Senior DevOps / MLOps Engineer

Zoetis•Fort Collins, CO

48d•$105,000 - $145,000•Remote

About The Position

As the leader in animal health, Zoetis is looking to recruit a Senior DevOps/MLOps Engineer into its world-class Veterinary Medicine Research and Development (VMRD) organization to operationalize AI/ML, scientific modeling, and digital twin workloads.
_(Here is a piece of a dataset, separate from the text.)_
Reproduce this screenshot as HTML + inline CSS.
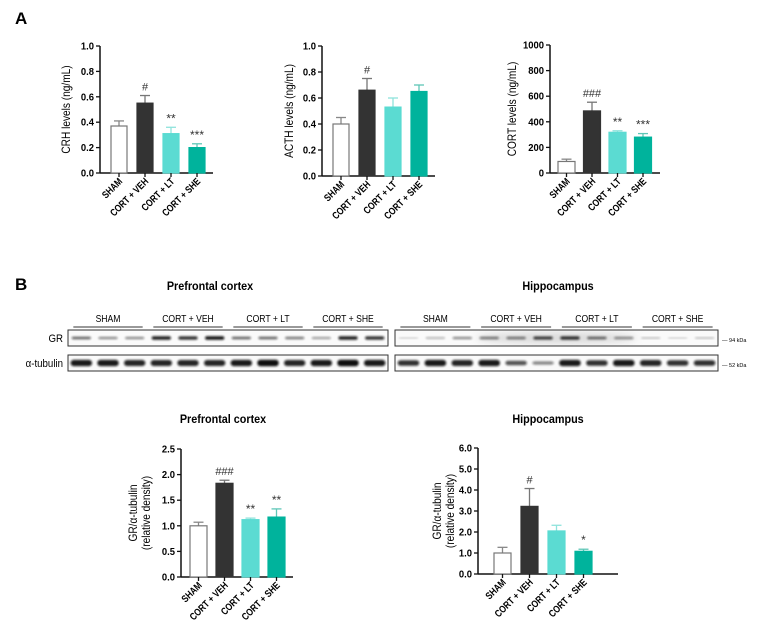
<!DOCTYPE html>
<html><head><meta charset="utf-8"><style>
html,body{margin:0;padding:0;background:#fff}
svg{display:block;font-family:"Liberation Sans",Arial,sans-serif}
</style></head><body>
<svg id="fig" width="758" height="636" viewBox="0 0 758 636" xmlns="http://www.w3.org/2000/svg">
<defs><filter id="blur" x="-20%" y="-100%" width="140%" height="300%"><feGaussianBlur stdDeviation="1.1"/></filter>
<filter id="blur2"><feGaussianBlur stdDeviation="4"/></filter></defs>
<text x="15" y="24" font-size="17" font-weight="bold">A</text>
<text x="15" y="290" font-size="17" font-weight="bold">B</text>
<g id="blots"></g>
</svg>
<script>
const categories = ["SHAM","CORT + VEH","CORT + LT","CORT + SHE"];
const crhValues = [0.37,0.55,0.31,0.20];
const crhErrors = [0.04,0.06,0.05,0.03];
const crhMarks = ["","#","**","***"];
const acthValues = [0.40,0.66,0.53,0.65];
const acthErrors = [0.05,0.09,0.07,0.05];
const acthMarks = ["","#","",""];
const cortValues = [90,485,318,280];
const cortErrors = [18,68,12,28];
const cortMarks = ["","###","**","***"];
const pfcValues = [1.0,1.83,1.12,1.17];
const pfcErrors = [0.07,0.06,0.03,0.16];
const pfcMarks = ["","###","**","**"];
const hipValues = [1.0,3.22,2.05,1.08];
const hipErrors = [0.27,0.85,0.27,0.1];
const hipMarks = ["","#","","*"];
const ticks01 = ["0.0","0.2","0.4","0.6","0.8","1.0"];
const ticksCort = ["0","200","400","600","800","1000"];
const ticksPfc = ["0.0","0.5","1.0","1.5","2.0","2.5"];
const ticksHip = ["0.0","1.0","2.0","3.0","4.0","5.0","6.0"];
const gr_pfc = [0.6,0.5,0.5,0.85,0.8,0.9,0.6,0.6,0.55,0.45,0.85,0.8];
const gr_hip = [0.25,0.35,0.5,0.55,0.55,0.75,0.8,0.6,0.5,0.3,0.25,0.3];
const tub_pfc = [0.95,0.95,0.9,0.9,0.9,0.9,0.95,1,0.9,0.95,1,0.95];
const tub_hip = [0.85,0.95,0.9,0.95,0.7,0.5,0.95,0.85,0.95,0.9,0.85,0.85];

const fills = ["#ffffff","#333333","#5bdbd2","#00b39c"];
const strokes = ["#777777","#333333","#5bdbd2","#00b39c"];
const errCols = ["#888888","#777777","#8fe3dc","#5fc7b7"];
const NS="http://www.w3.org/2000/svg";
const svg=document.getElementById('fig');
function mk(tag,attrs,parent,txt){const e=document.createElementNS(NS,tag);for(const k in attrs)e.setAttribute(k,attrs[k]);if(txt!==undefined)e.textContent=txt;(parent||svg).appendChild(e);return e;}

function chart(o){
  const g=mk('g',{});
  
  
  const maxV=parseFloat(o.ticks[o.ticks.length-1]);
  const y=v=>o.y0-(v/maxV)*(o.y0-o.y1);
  const x=i=>o.x0+o.off+i*o.pitch;
  const ya=mk('line',{x1:o.x0,y1:o.y1,x2:o.x0,y2:o.y0,stroke:'#111','stroke-width':1.5},g);
  
  
  const xa=mk('line',{x1:o.x0,y1:o.y0,x2:o.xEnd,y2:o.y0,stroke:'#111','stroke-width':1.5},g);
  
  
  o.ticks.forEach(t=>{
    const v=parseFloat(t), yy=y(v);
    mk('line',{x1:o.x0-4,y1:yy,x2:o.x0,y2:yy,stroke:'#111','stroke-width':1.3},g);
    const tx=o.x0-6, ty=yy+3.5;
    const tl=mk('text',{x:0,y:0,'font-size':10.5,'font-weight':'bold','text-anchor':'end',transform:`translate(${tx} ${ty}) scale(0.9 1)`},g,t);
    
    
  });
  o.vals.forEach((v,i)=>{
    const bx=x(i), top=y(v), et=y(v+o.errs[i]);
    const cx=bx+o.bw/2;
    mk('line',{x1:cx,y1:top,x2:cx,y2:et,stroke:errCols[i],'stroke-width':1.3},g);
    mk('line',{x1:cx-5,y1:et,x2:cx+5,y2:et,stroke:errCols[i],'stroke-width':1.3},g);
    const b=mk('rect',{x:bx,y:top,width:o.bw,height:o.y0-top,fill:fills[i],stroke:strokes[i],'stroke-width':1.2},g);
    
    
    if(o.marks[i]){
      const m=mk('text',{x:cx,y:et-5,'font-size':o.marks[i].includes('#')?11:12,'text-anchor':'middle',fill:'#333'},g,o.marks[i]);
      
      
    }
    mk('line',{x1:cx,y1:o.y0,x2:cx,y2:o.y0+4,stroke:'#111','stroke-width':1.3},g);
    const lx=cx+4, ly=o.y0+9;
    const c=mk('text',{x:0,y:0,'font-size':10,'font-weight':'bold','text-anchor':'end',transform:`translate(${lx} ${ly}) rotate(-45) scale(0.82 1)`},g,categories[i]);
    
    
  });
  const ty=(o.y0+o.y1)/2;
  o.ytitle.forEach((t,k)=>{
    const tx=o.tx+k*13;
    const yt=mk('text',{x:0,y:0,'font-size':11.5,'text-anchor':'middle',transform:`translate(${tx} ${ty}) rotate(-90) scale(0.88 1)`},g,t);
    
    
  });
  if(o.title){
    const tt=mk('text',{x:0,y:0,'font-size':12,'font-weight':'bold','text-anchor':'middle',transform:`translate(${o.titleX} ${o.titleY}) scale(0.9 1)`},g,o.title);
    
    
  }
}
chart({name:'crh-chart',x0:100,y0:173,y1:46,xEnd:213,off:11,pitch:26,bw:16,vals:crhValues,errs:crhErrors,marks:crhMarks,ticks:ticks01,ytitle:['CRH levels (ng/mL)'],tx:70});
chart({name:'acth-chart',x0:322,y0:176,y1:46,xEnd:435,off:11,pitch:26,bw:16,vals:acthValues,errs:acthErrors,marks:acthMarks,ticks:ticks01,ytitle:['ACTH levels (ng/mL)'],tx:293});
chart({name:'cort-chart',x0:550,y0:173,y1:45,xEnd:660,off:8,pitch:25.5,bw:17,vals:cortValues,errs:cortErrors,marks:cortMarks,ticks:ticksCort,ytitle:['CORT levels (ng/mL)'],tx:516});
chart({name:'pfc-gr-chart',x0:181,y0:577,y1:449,xEnd:293,off:9,pitch:26,bw:17,vals:pfcValues,errs:pfcErrors,marks:pfcMarks,ticks:ticksPfc,ytitle:['GR/α-tubulin','(relative density)'],tx:137,title:'Prefrontal cortex',titleX:223,titleY:423});
chart({name:'hippocampus-gr-chart',x0:478,y0:574,y1:448,xEnd:618,off:16,pitch:27,bw:17,vals:hipValues,errs:hipErrors,marks:hipMarks,ticks:ticksHip,ytitle:['GR/α-tubulin','(relative density)'],tx:441,title:'Hippocampus',titleX:548,titleY:423});

const bl=document.getElementById('blots');
function txt(a,t,name){const e=mk('text',a,bl,t);return e;}
txt({x:0,y:0,'font-size':12,'font-weight':'bold','text-anchor':'middle',transform:'translate(210 290) scale(0.9 1)'},'Prefrontal cortex','blot-title-pfc');
txt({x:0,y:0,'font-size':12,'font-weight':'bold','text-anchor':'middle',transform:'translate(558 290) scale(0.9 1)'},'Hippocampus','blot-title-hippocampus');
txt({x:0,y:0,'font-size':11,'text-anchor':'end',transform:'translate(63 342) scale(0.88 1)'},'GR','row-label-gr');
txt({x:0,y:0,'font-size':11,'text-anchor':'end',transform:'translate(63 367) scale(0.88 1)'},'α-tubulin','row-label-tubulin');
txt({x:722,y:342,'font-size':5.5},'— 94 kDa','mw-94');
txt({x:722,y:367,'font-size':5.5},'— 52 kDa','mw-52');
function blot(x0,x1,gr,tub,dark){
  const w=(x1-x0)/12;
  const r1=mk('rect',{x:x0,y:330,width:x1-x0,height:16,fill:'#fafafa',stroke:'#333','stroke-width':1},bl);
  
  
  const r2=mk('rect',{x:x0,y:355,width:x1-x0,height:16,fill:'#fafafa',stroke:'#333','stroke-width':1},bl);
  
  
  if(dark) mk('ellipse',{cx:x0+w*6,cy:338,rx:w*3,ry:6,fill:'#bbb',opacity:0.5,filter:'url(#blur2)'},bl);
  for(let i=0;i<12;i++){
    const cx=x0+w*(i+0.5);
    const b=mk('rect',{x:cx-w*0.36,y:338-gr[i]*2,width:w*0.72,height:gr[i]*4,rx:2,fill:'#111',opacity:Math.min(1,gr[i]*1.1),filter:'url(#blur)'},bl);
    
    
    const t=mk('rect',{x:cx-w*0.4,y:363-tub[i]*3.3,width:w*0.8,height:tub[i]*6.6,rx:3,fill:'#111',opacity:tub[i],filter:'url(#blur)'},bl);
    
    
  }
  categories.forEach((c,k)=>{
    const gx=x0+w*(3*k+1.5);
    txt({x:0,y:0,'font-size':10.5,'text-anchor':'middle',transform:`translate(${gx} 322) scale(0.82 1)`},c,'group-label');
    mk('line',{x1:gx-w*1.3,y1:327,x2:gx+w*1.3,y2:327,stroke:'#333','stroke-width':1},bl);
  });
}
blot(68,388,gr_pfc,tub_pfc,false);
blot(395,718,gr_hip,tub_hip,true);
</script>
</body></html>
You’ll build secure, scalable platforms and data pipelines across cloud and on‑prem/HPC, partnering closely with biologists and data scientists to translate scientific questions into reliable production systems.

Requirements

PhD in a quantitative field (computer science, ML, computational biology, applied math) or MS/BS with equivalent senior engineer level experience working in a scientific domain.
6+ years building production systems; strong software engineering fundamentals.
Expert in Python
Strong experience with a query language such as SQL, MapReduce, and/or Cypher
Proficiency in one of: C++, Go, Rust, Java, or Scala.
Docker, Kubernetes, CI/CD (e.g., GitHub Actions), secure artifact/container registries.
Data pipeline orchestration (e.g., Databricks, Dagster, Kedro); streaming (Kafka or Redis); data modeling with SQL/NoSQL/graph.
MLOps: experiment tracking and model versioning (e.g., MLflow), model serving and monitoring.
Cloud (AWS/Azure/GCP) and on‑prem/HPC (e.g., Slurm) experience.
Experience on multidisciplinary projects and teams, including scientists and software engineers, with excellent communication with scientific stakeholders.

Nice To Haves

APIs and scientific apps: FastAPI; minimal UIs (Streamlit/React); scientific computing (NumPy, Pandas, SciPy).
DevOps/IaC: Terraform; GitOps (Argo CD/Flux); Helm/Kustomize; Docker/Kubernetes; secure registries and config.
Data engineering: dbt and feature stores; Parquet/Delta; schema/lineage with Avro/Protobuf, OpenLineage, Great Expectations.
Observability/SRE: Prometheus/Grafana; ELK/OpenSearch; OpenTelemetry; SLIs/SLOs and performance profiling/optimization.
Distributed compute and resilience: Dask, Ray, Spark; HPC/Slurm; GPU scheduling; service mesh (Istio/Linkerd), API gateways, ingress; encryption/secrets/KMS, audit trails, backup/restore, DR.

Responsibilities

Build end‑to‑end DevOps/MLOps foundations: CI/CD for code/data/models, containerization/orchestration, artifact/registry management, and secure configuration.
Design and operate data engineering pipelines (batch/streaming) with data quality checks, lineage, schema contracts, and governance across lake/warehouse environments.
Productionize scientific and digital twin workflows into services/APIs and lightweight UIs with reproducibility, versioning, auditability, and compliant deployment.
Implement scalable training/inference (batch/real‑time) with observability, SLIs/SLOs, runbooks, incident response, and automated rollback strategies.
Run distributed/HPC jobs (including GPU) and optimize storage, throughput, and cost across on‑prem and cloud; collaborate with scientists on experiment design, data/compute needs, and validation.